Directions for this task:
Please copy the lines below exactly, from the first one through the line showing "12, 16, 20, 24, 28, 32, 36, 40];".

Data lines:
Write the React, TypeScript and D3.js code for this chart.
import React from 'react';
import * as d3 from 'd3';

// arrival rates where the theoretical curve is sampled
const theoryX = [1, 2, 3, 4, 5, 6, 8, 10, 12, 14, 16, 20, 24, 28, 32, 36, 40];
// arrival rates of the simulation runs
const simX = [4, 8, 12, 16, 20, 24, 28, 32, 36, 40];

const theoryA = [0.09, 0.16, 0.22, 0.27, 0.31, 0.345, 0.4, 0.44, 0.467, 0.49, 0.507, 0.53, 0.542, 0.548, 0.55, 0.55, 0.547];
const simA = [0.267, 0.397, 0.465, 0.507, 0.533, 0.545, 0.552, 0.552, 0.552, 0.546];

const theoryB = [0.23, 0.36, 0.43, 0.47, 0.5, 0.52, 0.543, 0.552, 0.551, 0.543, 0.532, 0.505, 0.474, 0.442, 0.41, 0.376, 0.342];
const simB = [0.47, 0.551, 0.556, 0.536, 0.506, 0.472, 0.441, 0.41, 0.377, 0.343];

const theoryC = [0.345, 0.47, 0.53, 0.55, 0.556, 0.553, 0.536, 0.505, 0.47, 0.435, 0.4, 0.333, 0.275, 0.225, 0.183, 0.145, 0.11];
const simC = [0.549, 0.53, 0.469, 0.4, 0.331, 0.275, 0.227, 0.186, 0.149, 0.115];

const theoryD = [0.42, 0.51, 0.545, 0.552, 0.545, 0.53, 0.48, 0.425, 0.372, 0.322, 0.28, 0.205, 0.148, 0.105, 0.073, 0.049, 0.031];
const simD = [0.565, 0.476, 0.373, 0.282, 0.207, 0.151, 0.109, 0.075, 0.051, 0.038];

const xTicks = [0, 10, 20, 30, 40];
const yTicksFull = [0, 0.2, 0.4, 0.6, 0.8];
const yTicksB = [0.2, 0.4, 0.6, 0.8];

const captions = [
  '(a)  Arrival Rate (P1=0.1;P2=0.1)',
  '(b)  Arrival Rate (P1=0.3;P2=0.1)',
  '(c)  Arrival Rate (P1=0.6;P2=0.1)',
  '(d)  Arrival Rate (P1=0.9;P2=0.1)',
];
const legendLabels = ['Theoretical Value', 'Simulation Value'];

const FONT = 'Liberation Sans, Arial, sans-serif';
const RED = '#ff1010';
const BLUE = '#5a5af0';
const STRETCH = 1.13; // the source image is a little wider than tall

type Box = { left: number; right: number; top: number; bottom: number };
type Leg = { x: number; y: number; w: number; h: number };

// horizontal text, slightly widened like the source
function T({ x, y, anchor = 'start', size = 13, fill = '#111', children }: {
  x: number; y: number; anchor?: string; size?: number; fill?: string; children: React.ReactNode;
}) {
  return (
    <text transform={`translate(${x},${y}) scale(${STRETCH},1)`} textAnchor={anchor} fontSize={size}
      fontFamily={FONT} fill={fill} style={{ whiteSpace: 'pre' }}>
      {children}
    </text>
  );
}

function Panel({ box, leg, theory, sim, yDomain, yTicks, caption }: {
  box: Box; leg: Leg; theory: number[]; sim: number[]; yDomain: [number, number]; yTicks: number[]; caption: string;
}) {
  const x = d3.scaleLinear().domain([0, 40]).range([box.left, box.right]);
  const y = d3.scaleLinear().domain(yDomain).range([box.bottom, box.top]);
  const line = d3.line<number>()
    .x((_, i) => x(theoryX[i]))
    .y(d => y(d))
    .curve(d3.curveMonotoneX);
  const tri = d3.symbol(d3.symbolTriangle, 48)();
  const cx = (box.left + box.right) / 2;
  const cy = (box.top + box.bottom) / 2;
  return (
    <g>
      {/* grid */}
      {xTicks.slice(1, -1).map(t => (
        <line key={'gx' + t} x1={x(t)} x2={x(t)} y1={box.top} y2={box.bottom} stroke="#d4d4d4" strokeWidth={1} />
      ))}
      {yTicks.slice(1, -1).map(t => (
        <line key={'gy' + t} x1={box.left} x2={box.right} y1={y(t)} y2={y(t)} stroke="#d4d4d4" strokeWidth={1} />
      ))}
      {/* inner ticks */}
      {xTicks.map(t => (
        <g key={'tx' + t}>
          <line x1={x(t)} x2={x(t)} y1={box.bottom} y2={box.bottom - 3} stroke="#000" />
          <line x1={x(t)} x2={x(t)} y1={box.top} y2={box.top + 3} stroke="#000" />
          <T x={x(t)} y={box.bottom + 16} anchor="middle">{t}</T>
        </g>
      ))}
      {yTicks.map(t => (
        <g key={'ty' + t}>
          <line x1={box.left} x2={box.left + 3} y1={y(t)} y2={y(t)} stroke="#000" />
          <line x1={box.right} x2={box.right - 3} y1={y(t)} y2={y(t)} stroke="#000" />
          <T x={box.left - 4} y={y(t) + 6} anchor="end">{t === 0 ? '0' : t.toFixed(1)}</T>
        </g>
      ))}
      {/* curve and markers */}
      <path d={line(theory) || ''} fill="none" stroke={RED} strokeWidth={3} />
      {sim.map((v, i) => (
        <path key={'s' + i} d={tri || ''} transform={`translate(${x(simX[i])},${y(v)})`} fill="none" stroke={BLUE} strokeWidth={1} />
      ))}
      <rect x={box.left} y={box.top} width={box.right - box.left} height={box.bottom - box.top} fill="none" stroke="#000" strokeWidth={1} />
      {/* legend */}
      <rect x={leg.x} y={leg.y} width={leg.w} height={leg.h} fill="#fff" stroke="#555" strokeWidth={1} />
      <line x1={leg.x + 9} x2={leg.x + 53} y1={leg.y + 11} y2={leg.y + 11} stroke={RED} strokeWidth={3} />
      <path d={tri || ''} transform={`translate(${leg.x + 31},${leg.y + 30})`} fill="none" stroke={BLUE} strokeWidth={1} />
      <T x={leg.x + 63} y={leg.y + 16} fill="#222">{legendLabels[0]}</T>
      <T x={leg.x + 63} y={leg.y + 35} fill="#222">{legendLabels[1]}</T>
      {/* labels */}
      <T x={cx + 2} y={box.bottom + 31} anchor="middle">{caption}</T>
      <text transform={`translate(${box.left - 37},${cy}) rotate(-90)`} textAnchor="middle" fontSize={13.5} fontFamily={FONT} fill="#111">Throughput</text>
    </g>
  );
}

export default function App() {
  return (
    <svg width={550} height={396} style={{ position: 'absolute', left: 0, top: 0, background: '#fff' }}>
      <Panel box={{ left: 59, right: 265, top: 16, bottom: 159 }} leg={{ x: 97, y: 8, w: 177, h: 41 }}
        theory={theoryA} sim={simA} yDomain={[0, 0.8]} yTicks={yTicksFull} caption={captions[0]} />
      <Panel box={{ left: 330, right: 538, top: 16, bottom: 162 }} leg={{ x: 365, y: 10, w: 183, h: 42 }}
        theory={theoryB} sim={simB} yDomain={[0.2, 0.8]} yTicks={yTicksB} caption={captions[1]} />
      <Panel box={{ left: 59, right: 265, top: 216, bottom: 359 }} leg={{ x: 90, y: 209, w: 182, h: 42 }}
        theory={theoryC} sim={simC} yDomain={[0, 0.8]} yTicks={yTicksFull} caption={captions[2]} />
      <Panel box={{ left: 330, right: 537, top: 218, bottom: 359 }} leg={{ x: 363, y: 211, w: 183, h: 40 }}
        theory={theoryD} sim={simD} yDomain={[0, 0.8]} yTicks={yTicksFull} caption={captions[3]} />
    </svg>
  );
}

Solution to the exercise:
Write the React, TypeScript and D3.js code for this chart.
import React from 'react';
import * as d3 from 'd3';

// arrival rates where the theoretical curve is sampled
const theoryX = [1, 2, 3, 4, 5, 6, 8, 10, 12, 14, 16, 20, 24, 28, 32, 36, 40];
// arrival rates of the simulation runs
const simX = [4, 8, 12, 16, 20, 24, 28, 32, 36, 40];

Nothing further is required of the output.